--- RECORDED DATA ---

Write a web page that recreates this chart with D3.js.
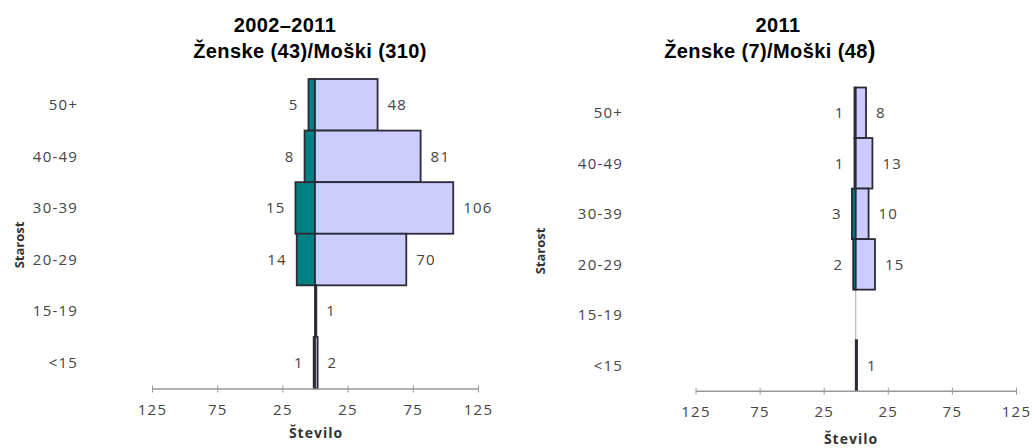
<!DOCTYPE html>
<html>
<head>
<meta charset="utf-8">
<script src="https://cdn.jsdelivr.net/npm/d3@7"></script>
<style>
  body { margin: 0; background: #fff; }
  text { font-family: "Open Sans", sans-serif; }
</style>
</head>
<body>
<div class="board"></div>
<script>
const width = 1032, height = 448

const categories = ["50+", "40-49", "30-39", "20-29", "15-19", "<15"]
const femaleAll = [5, 8, 15, 14, 0, 1]
const maleAll = [48, 81, 106, 70, 1, 2]
const female2011 = [1, 1, 3, 2, 0, 0]
const male2011 = [8, 13, 10, 15, 0, 1]
const tickValues = [-125, -75, -25, 25, 75, 125]

const TEAL = "#008080"
const LAVENDER = "#ccccff"
const BAR_STROKE = "#2b2b38"
const LABEL = "#444"

let svg = d3.select(".board")
    .append("svg")
    .attr("width", width)
    .attr("height", height)

let panels = [
    {
        female: femaleAll, male: maleAll,
        title1: "2002–2011", title1X: 285,
        title2: "Ženske (43)/Moški (310)", title2X: 310,
        xRange: [152, 478], yTop: 79, yBottom: 388.5,
        catX: 78, tickY: 415, axisTitleX: 316, axisTitleY: 438,
        yTitleX: 24, yTitleY: 245
    },
    {
        female: female2011, male: male2011,
        title1: "2011", title1X: 778,
        title2: "Ženske (7)/Moški (48", title2X: 770, bigParen: true,
        xRange: [695.5, 1016], yTop: 87.5, yBottom: 390.7,
        catX: 623, tickY: 417, axisTitleX: 851, axisTitleY: 444,
        yTitleX: 545, yTitleY: 251
    }
]

function drawPanel(p) {
    let g = svg.append("g")

    let x = d3.scaleLinear().domain([-125, 125]).range(p.xRange)
    let y = d3.scaleBand().domain(categories).range([p.yTop, p.yBottom]).padding(0)

    // titles
    g.append("text")
        .attr("x", p.title1X).attr("y", 32)
        .attr("text-anchor", "middle")
        .style("font-family", "'Liberation Sans', Arial, sans-serif")
        .style("font-weight", "bold").style("font-size", "20px")
        .style("letter-spacing", "0.4px")
        .text(p.title1)

    let t2 = g.append("text")
        .attr("x", p.title2X).attr("y", 58)
        .attr("text-anchor", "middle")
        .style("font-family", "'Liberation Sans', Arial, sans-serif")
        .style("font-weight", "bold").style("font-size", "20px")
        .style("letter-spacing", "0.4px")
    t2.append("tspan").text(p.title2)
    if (p.bigParen) t2.append("tspan").style("font-size", "23px").text(")")

    // vertical zero line
    g.append("line")
        .attr("x1", x(0)).attr("x2", x(0))
        .attr("y1", p.yTop).attr("y2", p.yBottom)
        .attr("stroke", "#aaa").attr("stroke-width", 1)

    let rows = categories.map((c, i) => ({ cat: c, f: p.female[i], m: p.male[i] }))

    g.selectAll(".fbar")
        .data(rows.filter(d => d.f > 0))
        .enter().append("rect")
        .attr("x", d => x(-d.f))
        .attr("y", d => y(d.cat))
        .attr("width", d => x(0) - x(-d.f))
        .attr("height", y.bandwidth())
        .attr("fill", TEAL)
        .attr("stroke", BAR_STROKE).attr("stroke-width", 1.8)

    g.selectAll(".mbar")
        .data(rows.filter(d => d.m > 0))
        .enter().append("rect")
        .attr("x", x(0))
        .attr("y", d => y(d.cat))
        .attr("width", d => x(d.m) - x(0))
        .attr("height", y.bandwidth())
        .attr("fill", LAVENDER)
        .attr("stroke", BAR_STROKE).attr("stroke-width", 1.8)

    let labelStyle = sel => sel
        .attr("fill", LABEL)
        .style("font-size", "15px")
        .style("letter-spacing", "1.2px")
        .attr("dy", "0.35em")

    g.selectAll(".flabel")
        .data(rows.filter(d => d.f > 0))
        .enter().append("text")
        .attr("x", d => x(-d.f) - 10)
        .attr("y", d => y(d.cat) + y.bandwidth() / 2)
        .attr("text-anchor", "end")
        .call(labelStyle)
        .text(d => d.f)

    g.selectAll(".mlabel")
        .data(rows.filter(d => d.m > 0))
        .enter().append("text")
        .attr("x", d => x(d.m) + 10)
        .attr("y", d => y(d.cat) + y.bandwidth() / 2)
        .call(labelStyle)
        .text(d => d.m)

    // category labels
    g.selectAll(".cat")
        .data(categories)
        .enter().append("text")
        .attr("x", p.catX)
        .attr("y", d => y(d) + y.bandwidth() / 2)
        .attr("text-anchor", "end")
        .call(labelStyle)
        .text(d => d)

    // x axis
    let axis = g.append("g")
        .attr("transform", `translate(0, ${p.yBottom})`)
        .call(d3.axisBottom(x)
            .tickValues(tickValues)
            .tickFormat(d => Math.abs(d))
            .tickSize(4)
            .tickSizeOuter(0))
    axis.select(".domain").attr("stroke", "#999").attr("stroke-width", 1.5)
    axis.selectAll(".tick line").attr("stroke", "#999").attr("y1", -3).attr("y2", 4)
    axis.selectAll(".tick text")
        .attr("y", p.tickY - p.yBottom).attr("dy", 0)
        .attr("fill", LABEL)
        .style("font-family", "'Open Sans', sans-serif")
        .style("font-size", "15px")
        .style("letter-spacing", "1.2px")

    g.append("text")
        .attr("x", p.axisTitleX).attr("y", p.axisTitleY)
        .attr("text-anchor", "middle")
        .attr("fill", "#333")
        .style("font-weight", "bold").style("font-size", "14px")
        .style("letter-spacing", "1px")
        .text("Število")

    g.append("text")
        .attr("transform", `translate(${p.yTitleX}, ${p.yTitleY}) rotate(-90)`)
        .attr("text-anchor", "middle")
        .attr("fill", "#333")
        .style("font-weight", "bold").style("font-size", "13px")
        .text("Starost")
}

panels.forEach(drawPanel)
</script>
</body>
</html>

---

AIM >> Output an exact copy of the material, with the pictures removed.

EXPECTED ANSWER >>
Write a web page that recreates this chart with D3.js.
<!DOCTYPE html>
<html>
<head>
<meta charset="utf-8">
<script src="https://cdn.jsdelivr.net/npm/d3@7"></script>
<style>
  body { margin: 0; background: #fff; }
  text { font-family: "Open Sans", sans-serif; }
</style>
</head>
<body>
<div class="board"></div>
<script>
const width = 1032, height = 448

const categories = ["50+", "40-49", "30-39", "20-29", "15-19", "<15"]
const femaleAll = [5, 8, 15, 14, 0, 1]
const maleAll = [48, 81, 106, 70, 1, 2]
const female2011 = [1, 1, 3, 2, 0, 0]
const male2011 = [8, 13, 10, 15, 0, 1]
const tickValues = [-125, -75, -25, 25, 75, 125]

const TEAL = "#008080"
const LAVENDER = "#ccccff"
const BAR_STROKE = "#2b2b38"
const LABEL = "#444"

let svg = d3.select(".board")
    .append("svg")
    .attr("width", width)
    .attr("height", height)

let panels = [
    {
        female: femaleAll, male: maleAll,
        title1: "2002–2011", title1X: 285,
        title2: "Ženske (43)/Moški (310)", title2X: 310,
        xRange: [152, 478], yTop: 79, yBottom: 388.5,
        catX: 78, tickY: 415, axisTitleX: 316, axisTitleY: 438,
        yTitleX: 24, yTitleY: 245
    },
    {
        female: female2011, male: male2011,
        title1: "2011", title1X: 778,
        title2: "Ženske (7)/Moški (48", title2X: 770, bigParen: true,
        xRange: [695.5, 1016], yTop: 87.5, yBottom: 390.7,
        catX: 623, tickY: 417, axisTitleX: 851, axisTitleY: 444,
        yTitleX: 545, yTitleY: 251
    }
]

function drawPanel(p) {
    let g = svg.append("g")

    let x = d3.scaleLinear().domain([-125, 125]).range(p.xRange)
    let y = d3.scaleBand().domain(categories).range([p.yTop, p.yBottom]).padding(0)

    // titles
    g.append("text")
        .attr("x", p.title1X).attr("y", 32)
        .attr("text-anchor", "middle")
        .style("font-family", "'Liberation Sans', Arial, sans-serif")
        .style("font-weight", "bold").style("font-size", "20px")
        .style("letter-spacing", "0.4px")
        .text(p.title1)

    let t2 = g.append("text")
        .attr("x", p.title2X).attr("y", 58)
        .attr("text-anchor", "middle")
        .style("font-family", "'Liberation Sans', Arial, sans-serif")
        .style("font-weight", "bold").style("font-size", "20px")
        .style("letter-spacing", "0.4px")
    t2.append("tspan").text(p.title2)
    if (p.bigParen) t2.append("tspan").style("font-size", "23px").text(")")

    // vertical zero line
    g.append("line")
        .attr("x1", x(0)).attr("x2", x(0))
        .attr("y1", p.yTop).attr("y2", p.yBottom)
        .attr("stroke", "#aaa").attr("stroke-width", 1)

    let rows = categories.map((c, i) => ({ cat: c, f: p.female[i], m: p.male[i] }))

    g.selectAll(".fbar")
        .data(rows.filter(d => d.f > 0))
        .enter().append("rect")
        .attr("x", d => x(-d.f))
        .attr("y", d => y(d.cat))
        .attr("width", d => x(0) - x(-d.f))
        .attr("height", y.bandwidth())
        .attr("fill", TEAL)
        .attr("stroke", BAR_STROKE).attr("stroke-width", 1.8)

    g.selectAll(".mbar")
        .data(rows.filter(d => d.m > 0))
        .enter().append("rect")
        .attr("x", x(0))
        .attr("y", d => y(d.cat))
        .attr("width", d => x(d.m) - x(0))
        .attr("height", y.bandwidth())
        .attr("fill", LAVENDER)
        .attr("stroke", BAR_STROKE).attr("stroke-width", 1.8)

    let labelStyle = sel => sel
        .attr("fill", LABEL)
        .style("font-size", "15px")
        .style("letter-spacing", "1.2px")
        .attr("dy", "0.35em")

    g.selectAll(".flabel")
        .data(rows.filter(d => d.f > 0))
        .enter().append("text")
        .attr("x", d => x(-d.f) - 10)
        .attr("y", d => y(d.cat) + y.bandwidth() / 2)
        .attr("text-anchor", "end")
        .call(labelStyle)
        .text(d => d.f)

    g.selectAll(".mlabel")
        .data(rows.filter(d => d.m > 0))
        .enter().append("text")
        .attr("x", d => x(d.m) + 10)
        .attr("y", d => y(d.cat) + y.bandwidth() / 2)
        .call(labelStyle)
        .text(d => d.m)

    // category labels
    g.selectAll(".cat")
        .data(categories)
        .enter().append("text")
        .attr("x", p.catX)
        .attr("y", d => y(d) + y.bandwidth() / 2)
        .attr("text-anchor", "end")
        .call(labelStyle)
        .text(d => d)

    // x axis
    let axis = g.append("g")
        .attr("transform", `translate(0, ${p.yBottom})`)
        .call(d3.axisBottom(x)
            .tickValues(tickValues)
            .tickFormat(d => Math.abs(d))
            .tickSize(4)
            .tickSizeOuter(0))
    axis.select(".domain").attr("stroke", "#999").attr("stroke-width", 1.5)
    axis.selectAll(".tick line").attr("stroke", "#999").attr("y1", -3).attr("y2", 4)
    axis.selectAll(".tick text")
        .attr("y", p.tickY - p.yBottom).attr("dy", 0)
        .attr("fill", LABEL)
        .style("font-family", "'Open Sans', sans-serif")
        .style("font-size", "15px")
        .style("letter-spacing", "1.2px")

    g.append("text")
        .attr("x", p.axisTitleX).attr("y", p.axisTitleY)
        .attr("text-anchor", "middle")
        .attr("fill", "#333")
        .style("font-weight", "bold").style("font-size", "14px")
        .style("letter-spacing", "1px")
        .text("Število")

    g.append("text")
        .attr("transform", `translate(${p.yTitleX}, ${p.yTitleY}) rotate(-90)`)
        .attr("text-anchor", "middle")
        .attr("fill", "#333")
        .style("font-weight", "bold").style("font-size", "13px")
        .text("Starost")
}

panels.forEach(drawPanel)
</script>
</body>
</html>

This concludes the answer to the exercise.